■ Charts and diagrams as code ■
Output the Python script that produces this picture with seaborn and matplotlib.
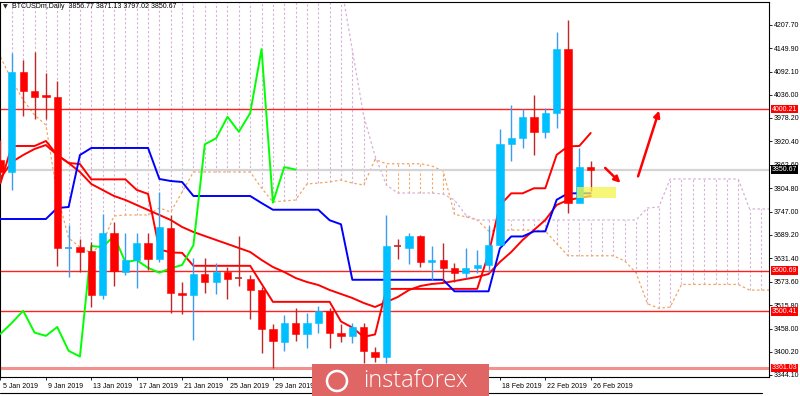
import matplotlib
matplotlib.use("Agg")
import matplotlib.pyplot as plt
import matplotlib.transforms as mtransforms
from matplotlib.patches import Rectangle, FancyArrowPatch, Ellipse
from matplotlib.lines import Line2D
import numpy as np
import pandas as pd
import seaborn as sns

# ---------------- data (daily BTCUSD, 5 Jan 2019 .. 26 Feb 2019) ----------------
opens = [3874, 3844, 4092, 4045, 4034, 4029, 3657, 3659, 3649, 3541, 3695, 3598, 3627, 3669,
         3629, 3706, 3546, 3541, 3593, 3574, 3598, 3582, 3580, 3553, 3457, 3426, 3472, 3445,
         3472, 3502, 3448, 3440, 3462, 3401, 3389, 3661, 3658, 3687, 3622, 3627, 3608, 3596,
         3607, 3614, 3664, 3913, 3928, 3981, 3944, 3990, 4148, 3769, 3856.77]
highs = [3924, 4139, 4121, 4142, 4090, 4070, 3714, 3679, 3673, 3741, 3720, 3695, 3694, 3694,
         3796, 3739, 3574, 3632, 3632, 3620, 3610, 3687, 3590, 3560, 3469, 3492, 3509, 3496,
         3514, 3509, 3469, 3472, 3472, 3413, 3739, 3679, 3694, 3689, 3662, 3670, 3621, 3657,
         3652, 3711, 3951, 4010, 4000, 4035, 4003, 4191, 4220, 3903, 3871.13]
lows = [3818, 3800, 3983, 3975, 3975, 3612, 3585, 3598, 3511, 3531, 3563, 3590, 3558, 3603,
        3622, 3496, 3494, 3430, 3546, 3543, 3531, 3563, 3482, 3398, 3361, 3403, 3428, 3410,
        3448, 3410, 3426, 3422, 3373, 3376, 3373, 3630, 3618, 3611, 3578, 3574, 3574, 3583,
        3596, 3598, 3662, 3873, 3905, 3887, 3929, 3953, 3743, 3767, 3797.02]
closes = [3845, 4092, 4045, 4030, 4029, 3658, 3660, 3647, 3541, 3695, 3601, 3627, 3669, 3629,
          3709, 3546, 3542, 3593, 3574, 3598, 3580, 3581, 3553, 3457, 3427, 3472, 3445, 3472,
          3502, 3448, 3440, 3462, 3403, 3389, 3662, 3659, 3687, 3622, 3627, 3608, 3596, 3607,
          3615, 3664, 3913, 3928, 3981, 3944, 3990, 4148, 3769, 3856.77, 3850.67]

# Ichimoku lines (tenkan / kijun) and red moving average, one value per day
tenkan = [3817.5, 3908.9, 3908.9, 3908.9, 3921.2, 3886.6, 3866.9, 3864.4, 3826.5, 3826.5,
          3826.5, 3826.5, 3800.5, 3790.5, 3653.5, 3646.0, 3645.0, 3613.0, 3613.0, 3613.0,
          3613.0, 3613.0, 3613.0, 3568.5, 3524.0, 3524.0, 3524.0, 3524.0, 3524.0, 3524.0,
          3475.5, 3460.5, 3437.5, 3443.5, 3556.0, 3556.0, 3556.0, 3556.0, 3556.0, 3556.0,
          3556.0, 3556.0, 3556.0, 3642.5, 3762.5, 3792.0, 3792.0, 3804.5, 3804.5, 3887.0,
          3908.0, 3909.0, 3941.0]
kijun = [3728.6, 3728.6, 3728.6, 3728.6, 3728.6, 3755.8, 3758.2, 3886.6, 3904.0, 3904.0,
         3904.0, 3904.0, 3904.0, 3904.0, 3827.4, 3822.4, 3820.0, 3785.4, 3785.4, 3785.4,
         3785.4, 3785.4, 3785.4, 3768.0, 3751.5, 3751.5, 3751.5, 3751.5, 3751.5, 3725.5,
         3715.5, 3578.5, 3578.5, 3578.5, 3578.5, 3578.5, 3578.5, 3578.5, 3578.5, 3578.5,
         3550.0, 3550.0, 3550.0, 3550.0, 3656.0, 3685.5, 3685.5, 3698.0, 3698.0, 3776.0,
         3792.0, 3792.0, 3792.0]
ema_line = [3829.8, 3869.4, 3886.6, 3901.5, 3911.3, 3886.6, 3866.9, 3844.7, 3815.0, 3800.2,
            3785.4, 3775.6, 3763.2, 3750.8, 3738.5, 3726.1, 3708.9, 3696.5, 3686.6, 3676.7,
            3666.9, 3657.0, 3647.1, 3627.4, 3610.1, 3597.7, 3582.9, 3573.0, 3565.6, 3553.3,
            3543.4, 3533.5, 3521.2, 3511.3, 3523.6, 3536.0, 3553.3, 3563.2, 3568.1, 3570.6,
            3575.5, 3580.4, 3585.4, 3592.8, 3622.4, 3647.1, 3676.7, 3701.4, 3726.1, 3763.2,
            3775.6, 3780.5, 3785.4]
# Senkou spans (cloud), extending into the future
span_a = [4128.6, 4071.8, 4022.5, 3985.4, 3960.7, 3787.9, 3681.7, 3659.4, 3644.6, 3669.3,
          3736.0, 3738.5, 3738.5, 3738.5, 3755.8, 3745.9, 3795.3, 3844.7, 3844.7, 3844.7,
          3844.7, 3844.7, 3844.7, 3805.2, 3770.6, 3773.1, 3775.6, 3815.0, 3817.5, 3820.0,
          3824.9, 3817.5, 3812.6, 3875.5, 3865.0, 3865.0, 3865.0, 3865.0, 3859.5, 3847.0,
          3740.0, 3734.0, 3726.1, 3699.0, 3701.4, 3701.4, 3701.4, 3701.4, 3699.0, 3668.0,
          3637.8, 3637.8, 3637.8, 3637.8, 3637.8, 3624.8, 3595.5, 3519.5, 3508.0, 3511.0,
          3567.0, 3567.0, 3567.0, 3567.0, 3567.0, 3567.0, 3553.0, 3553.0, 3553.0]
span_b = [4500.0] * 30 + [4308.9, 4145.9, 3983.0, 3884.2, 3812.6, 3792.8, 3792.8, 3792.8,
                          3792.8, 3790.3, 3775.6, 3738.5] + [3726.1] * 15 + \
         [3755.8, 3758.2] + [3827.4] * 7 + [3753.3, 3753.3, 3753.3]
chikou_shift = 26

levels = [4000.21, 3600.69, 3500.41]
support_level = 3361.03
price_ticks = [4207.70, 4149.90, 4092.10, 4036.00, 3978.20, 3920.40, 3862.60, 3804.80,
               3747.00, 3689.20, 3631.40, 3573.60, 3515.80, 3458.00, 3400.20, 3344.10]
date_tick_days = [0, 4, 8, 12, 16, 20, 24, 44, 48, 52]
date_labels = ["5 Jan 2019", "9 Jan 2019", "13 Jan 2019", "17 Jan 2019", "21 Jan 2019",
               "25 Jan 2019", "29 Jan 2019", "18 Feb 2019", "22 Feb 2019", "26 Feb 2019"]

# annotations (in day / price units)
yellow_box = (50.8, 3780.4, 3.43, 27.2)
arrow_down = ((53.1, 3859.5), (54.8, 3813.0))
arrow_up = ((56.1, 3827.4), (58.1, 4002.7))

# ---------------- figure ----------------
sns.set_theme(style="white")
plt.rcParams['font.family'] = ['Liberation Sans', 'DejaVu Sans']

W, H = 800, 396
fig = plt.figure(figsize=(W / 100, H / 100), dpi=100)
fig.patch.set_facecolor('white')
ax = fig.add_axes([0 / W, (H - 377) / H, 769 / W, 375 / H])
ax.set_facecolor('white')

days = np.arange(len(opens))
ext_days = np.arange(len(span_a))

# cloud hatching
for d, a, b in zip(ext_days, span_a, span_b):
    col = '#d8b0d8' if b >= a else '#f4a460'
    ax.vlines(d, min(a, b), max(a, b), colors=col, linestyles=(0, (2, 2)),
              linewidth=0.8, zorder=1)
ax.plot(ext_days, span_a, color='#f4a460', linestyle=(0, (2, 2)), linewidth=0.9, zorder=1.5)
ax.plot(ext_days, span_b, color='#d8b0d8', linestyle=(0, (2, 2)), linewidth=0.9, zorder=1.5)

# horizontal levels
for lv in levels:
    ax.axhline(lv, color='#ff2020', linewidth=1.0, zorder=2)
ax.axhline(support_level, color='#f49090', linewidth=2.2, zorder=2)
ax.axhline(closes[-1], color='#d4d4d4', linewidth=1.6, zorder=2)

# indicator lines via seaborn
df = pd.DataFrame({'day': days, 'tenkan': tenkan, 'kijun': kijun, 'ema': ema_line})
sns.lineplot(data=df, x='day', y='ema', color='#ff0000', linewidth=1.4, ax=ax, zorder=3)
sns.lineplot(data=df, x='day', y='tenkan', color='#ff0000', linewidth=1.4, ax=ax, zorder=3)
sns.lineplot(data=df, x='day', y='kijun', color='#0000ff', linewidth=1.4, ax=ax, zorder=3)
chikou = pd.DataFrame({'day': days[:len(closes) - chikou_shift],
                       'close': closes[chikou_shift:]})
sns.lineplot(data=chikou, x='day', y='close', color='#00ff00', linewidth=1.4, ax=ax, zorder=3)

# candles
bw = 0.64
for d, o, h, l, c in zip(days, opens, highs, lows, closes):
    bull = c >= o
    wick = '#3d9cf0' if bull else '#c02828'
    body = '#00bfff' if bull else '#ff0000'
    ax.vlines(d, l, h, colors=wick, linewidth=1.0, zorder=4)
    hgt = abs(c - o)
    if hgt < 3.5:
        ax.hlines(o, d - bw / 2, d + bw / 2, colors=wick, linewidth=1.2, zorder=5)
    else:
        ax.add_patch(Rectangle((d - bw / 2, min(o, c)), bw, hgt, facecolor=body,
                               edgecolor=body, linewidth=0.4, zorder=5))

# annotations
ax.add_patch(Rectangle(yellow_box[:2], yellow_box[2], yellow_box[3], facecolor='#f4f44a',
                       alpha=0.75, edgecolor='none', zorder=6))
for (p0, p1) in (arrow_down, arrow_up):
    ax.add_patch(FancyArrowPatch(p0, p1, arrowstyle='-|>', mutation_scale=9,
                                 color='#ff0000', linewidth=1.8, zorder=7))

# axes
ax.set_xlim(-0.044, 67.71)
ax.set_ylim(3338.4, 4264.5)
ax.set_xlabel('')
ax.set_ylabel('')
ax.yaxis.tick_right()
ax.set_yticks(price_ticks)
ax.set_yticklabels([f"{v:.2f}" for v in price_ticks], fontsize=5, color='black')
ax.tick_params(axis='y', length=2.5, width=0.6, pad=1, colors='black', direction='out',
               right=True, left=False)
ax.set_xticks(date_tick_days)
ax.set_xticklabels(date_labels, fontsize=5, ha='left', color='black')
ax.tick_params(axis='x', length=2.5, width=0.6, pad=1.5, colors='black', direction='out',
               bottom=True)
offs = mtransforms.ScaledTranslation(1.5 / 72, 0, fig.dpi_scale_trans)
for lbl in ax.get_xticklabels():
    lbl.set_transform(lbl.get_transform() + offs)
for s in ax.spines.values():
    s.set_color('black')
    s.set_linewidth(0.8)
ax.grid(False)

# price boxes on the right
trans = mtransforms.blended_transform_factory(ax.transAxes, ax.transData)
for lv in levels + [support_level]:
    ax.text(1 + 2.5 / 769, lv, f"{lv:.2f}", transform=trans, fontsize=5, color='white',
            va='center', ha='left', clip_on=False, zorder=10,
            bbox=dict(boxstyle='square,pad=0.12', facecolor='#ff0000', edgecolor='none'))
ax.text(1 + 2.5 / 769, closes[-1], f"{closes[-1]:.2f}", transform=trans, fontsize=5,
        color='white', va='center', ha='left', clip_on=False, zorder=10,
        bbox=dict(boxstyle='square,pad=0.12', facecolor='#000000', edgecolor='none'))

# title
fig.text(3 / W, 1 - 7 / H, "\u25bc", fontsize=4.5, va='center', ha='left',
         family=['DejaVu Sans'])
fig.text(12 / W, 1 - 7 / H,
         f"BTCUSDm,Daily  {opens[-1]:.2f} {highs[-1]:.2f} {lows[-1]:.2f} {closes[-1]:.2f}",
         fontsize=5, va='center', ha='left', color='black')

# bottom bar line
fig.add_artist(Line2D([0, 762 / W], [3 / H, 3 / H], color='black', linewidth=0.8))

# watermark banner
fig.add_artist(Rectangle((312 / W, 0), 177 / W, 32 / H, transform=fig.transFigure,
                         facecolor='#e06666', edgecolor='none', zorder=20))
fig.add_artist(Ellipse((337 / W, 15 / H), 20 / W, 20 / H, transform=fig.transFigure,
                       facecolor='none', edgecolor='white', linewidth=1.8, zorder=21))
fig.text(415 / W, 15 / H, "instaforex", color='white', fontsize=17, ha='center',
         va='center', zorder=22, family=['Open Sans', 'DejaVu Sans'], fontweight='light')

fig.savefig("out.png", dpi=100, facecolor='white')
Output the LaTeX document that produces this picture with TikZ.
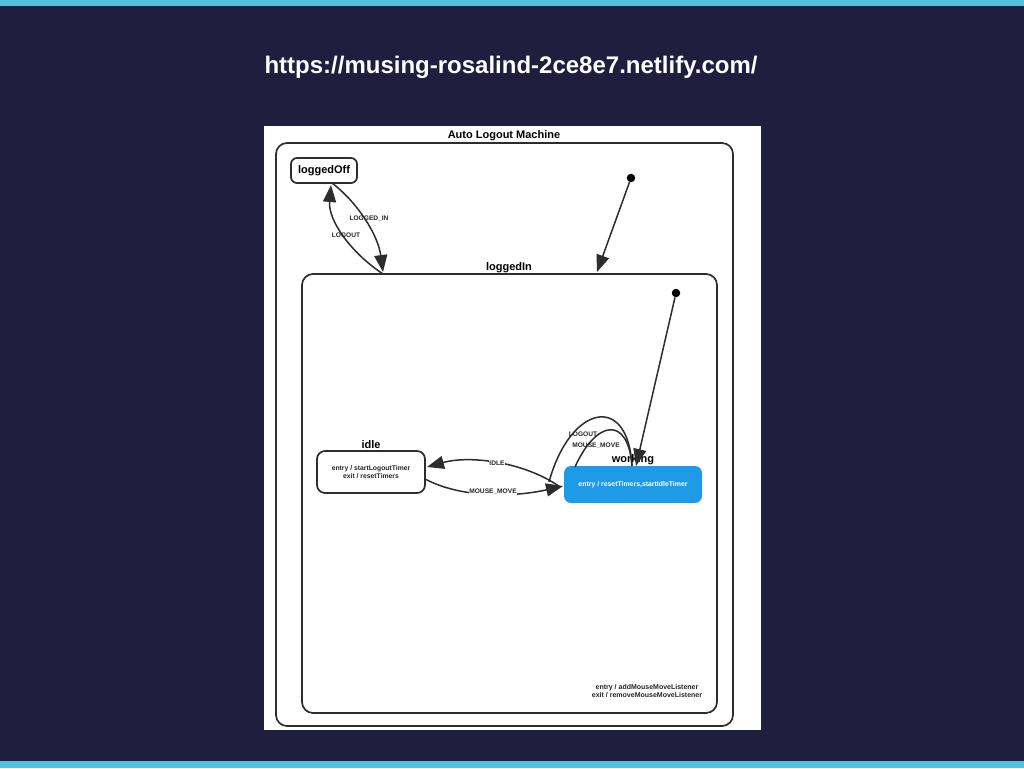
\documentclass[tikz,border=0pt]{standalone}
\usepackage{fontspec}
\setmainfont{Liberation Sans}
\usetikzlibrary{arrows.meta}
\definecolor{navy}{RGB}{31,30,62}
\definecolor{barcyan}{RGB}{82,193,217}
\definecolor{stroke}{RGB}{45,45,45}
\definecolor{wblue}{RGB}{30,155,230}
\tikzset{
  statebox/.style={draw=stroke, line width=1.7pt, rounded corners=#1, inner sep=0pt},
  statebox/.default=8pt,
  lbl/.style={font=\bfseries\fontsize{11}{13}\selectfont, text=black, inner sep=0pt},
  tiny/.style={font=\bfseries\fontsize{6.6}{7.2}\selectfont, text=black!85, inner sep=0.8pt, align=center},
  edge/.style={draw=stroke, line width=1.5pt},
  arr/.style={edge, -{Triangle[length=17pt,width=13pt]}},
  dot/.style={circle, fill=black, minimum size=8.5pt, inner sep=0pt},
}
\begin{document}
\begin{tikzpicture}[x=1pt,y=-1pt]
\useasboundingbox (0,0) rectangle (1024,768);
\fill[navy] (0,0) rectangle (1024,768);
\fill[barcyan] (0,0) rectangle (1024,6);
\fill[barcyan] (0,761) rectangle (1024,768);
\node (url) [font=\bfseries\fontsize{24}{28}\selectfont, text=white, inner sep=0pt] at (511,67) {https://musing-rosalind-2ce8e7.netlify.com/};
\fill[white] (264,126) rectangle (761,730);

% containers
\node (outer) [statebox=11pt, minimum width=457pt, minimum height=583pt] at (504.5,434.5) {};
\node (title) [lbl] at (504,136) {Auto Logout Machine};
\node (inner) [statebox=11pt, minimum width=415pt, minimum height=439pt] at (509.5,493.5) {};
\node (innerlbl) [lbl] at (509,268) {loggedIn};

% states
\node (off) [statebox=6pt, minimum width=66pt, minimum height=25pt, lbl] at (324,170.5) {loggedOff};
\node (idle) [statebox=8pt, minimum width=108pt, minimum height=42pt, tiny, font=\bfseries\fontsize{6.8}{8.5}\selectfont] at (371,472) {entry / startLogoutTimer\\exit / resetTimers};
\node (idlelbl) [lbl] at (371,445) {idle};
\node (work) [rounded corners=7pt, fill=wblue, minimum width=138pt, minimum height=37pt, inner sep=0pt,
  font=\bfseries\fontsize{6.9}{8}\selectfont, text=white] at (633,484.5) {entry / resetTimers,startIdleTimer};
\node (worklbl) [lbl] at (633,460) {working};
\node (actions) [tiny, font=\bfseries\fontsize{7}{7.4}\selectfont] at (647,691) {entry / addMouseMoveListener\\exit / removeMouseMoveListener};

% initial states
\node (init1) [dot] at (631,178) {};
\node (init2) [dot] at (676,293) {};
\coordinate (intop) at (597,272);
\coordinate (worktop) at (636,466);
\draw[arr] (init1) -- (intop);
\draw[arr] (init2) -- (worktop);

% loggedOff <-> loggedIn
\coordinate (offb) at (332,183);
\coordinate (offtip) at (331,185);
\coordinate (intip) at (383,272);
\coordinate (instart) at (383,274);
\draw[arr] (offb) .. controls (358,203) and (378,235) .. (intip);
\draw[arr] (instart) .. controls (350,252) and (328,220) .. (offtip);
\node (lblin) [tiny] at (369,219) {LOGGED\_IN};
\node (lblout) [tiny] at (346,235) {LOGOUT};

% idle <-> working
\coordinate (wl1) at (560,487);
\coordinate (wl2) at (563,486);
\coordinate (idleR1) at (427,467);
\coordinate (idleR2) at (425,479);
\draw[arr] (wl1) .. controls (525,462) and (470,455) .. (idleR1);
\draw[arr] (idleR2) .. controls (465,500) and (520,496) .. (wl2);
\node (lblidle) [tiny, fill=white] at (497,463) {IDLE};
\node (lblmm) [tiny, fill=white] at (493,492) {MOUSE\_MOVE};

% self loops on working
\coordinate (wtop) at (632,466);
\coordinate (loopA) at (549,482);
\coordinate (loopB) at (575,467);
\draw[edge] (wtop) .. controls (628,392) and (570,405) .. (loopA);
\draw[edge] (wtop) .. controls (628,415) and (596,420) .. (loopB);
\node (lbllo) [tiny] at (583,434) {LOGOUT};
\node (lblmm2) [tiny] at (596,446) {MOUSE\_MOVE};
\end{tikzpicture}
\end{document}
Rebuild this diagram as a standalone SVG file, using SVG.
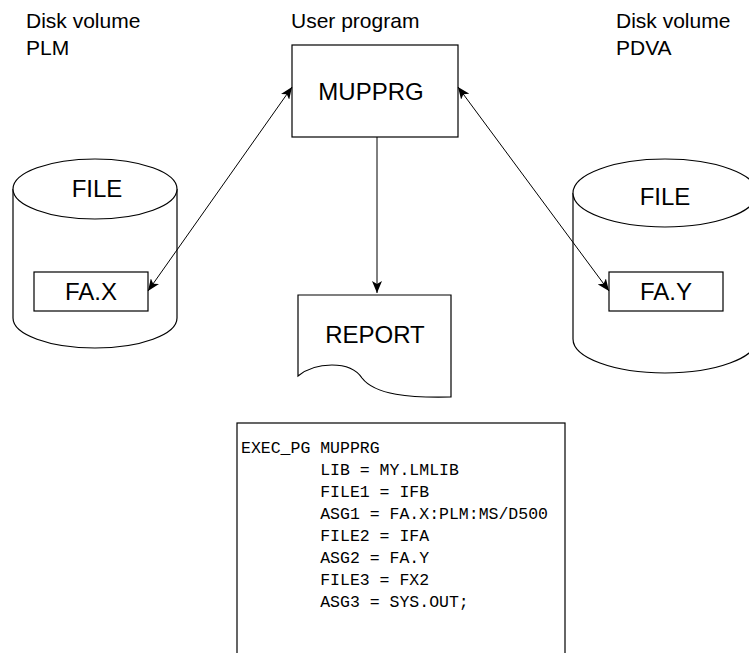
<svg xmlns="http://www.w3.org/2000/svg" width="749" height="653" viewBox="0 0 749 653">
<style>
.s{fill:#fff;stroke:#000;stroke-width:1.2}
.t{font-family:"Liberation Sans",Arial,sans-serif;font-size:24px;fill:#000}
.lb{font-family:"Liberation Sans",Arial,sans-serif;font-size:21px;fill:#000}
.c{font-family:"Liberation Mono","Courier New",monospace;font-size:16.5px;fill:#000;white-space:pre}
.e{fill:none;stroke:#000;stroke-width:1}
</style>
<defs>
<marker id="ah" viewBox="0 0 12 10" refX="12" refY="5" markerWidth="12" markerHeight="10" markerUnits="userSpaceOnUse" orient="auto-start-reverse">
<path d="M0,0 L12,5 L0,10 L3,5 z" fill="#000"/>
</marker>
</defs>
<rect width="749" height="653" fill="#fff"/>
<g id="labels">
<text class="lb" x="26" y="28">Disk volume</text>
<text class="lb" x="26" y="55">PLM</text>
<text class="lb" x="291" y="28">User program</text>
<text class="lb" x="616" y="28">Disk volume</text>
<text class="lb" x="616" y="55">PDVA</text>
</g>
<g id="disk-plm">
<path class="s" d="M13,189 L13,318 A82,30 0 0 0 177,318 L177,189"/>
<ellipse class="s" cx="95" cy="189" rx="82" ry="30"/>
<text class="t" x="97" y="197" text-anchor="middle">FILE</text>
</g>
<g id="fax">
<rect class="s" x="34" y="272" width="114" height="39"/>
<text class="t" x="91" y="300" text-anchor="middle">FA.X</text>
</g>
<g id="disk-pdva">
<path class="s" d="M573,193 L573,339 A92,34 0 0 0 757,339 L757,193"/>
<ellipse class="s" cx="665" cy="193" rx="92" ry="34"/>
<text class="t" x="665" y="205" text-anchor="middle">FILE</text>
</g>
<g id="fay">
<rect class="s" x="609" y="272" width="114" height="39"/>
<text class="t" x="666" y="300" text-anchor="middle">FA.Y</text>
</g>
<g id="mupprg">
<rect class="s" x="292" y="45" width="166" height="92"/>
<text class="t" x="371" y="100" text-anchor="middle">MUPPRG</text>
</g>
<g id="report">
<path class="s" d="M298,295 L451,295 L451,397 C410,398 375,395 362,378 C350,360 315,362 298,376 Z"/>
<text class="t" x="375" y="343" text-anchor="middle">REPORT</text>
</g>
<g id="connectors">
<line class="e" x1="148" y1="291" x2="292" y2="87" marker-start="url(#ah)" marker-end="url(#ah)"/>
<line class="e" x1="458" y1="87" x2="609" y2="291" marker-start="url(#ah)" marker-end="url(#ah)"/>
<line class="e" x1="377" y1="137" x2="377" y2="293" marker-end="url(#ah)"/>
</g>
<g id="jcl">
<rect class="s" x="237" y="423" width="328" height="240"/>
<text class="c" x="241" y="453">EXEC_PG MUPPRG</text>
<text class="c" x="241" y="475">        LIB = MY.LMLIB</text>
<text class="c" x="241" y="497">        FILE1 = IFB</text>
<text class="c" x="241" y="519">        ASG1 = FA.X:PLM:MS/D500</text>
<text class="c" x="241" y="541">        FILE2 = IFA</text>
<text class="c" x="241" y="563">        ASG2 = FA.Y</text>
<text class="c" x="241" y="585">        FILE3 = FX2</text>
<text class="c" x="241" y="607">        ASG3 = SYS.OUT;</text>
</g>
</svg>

■ Exercise task ■
Every line from the start of the listing above through the line with "import seaborn as sns" should be repeated exactly; skip the pictures and add nothing else.

■ The reply ■
Output the Python script that produces this picture with seaborn and matplotlib.
import matplotlib
matplotlib.use("Agg")
import matplotlib.pyplot as plt
import matplotlib.transforms as mtransforms
from matplotlib.patches import Rectangle, FancyArrowPatch, Ellipse
from matplotlib.lines import Line2D
import numpy as np
import pandas as pd
import seaborn as sns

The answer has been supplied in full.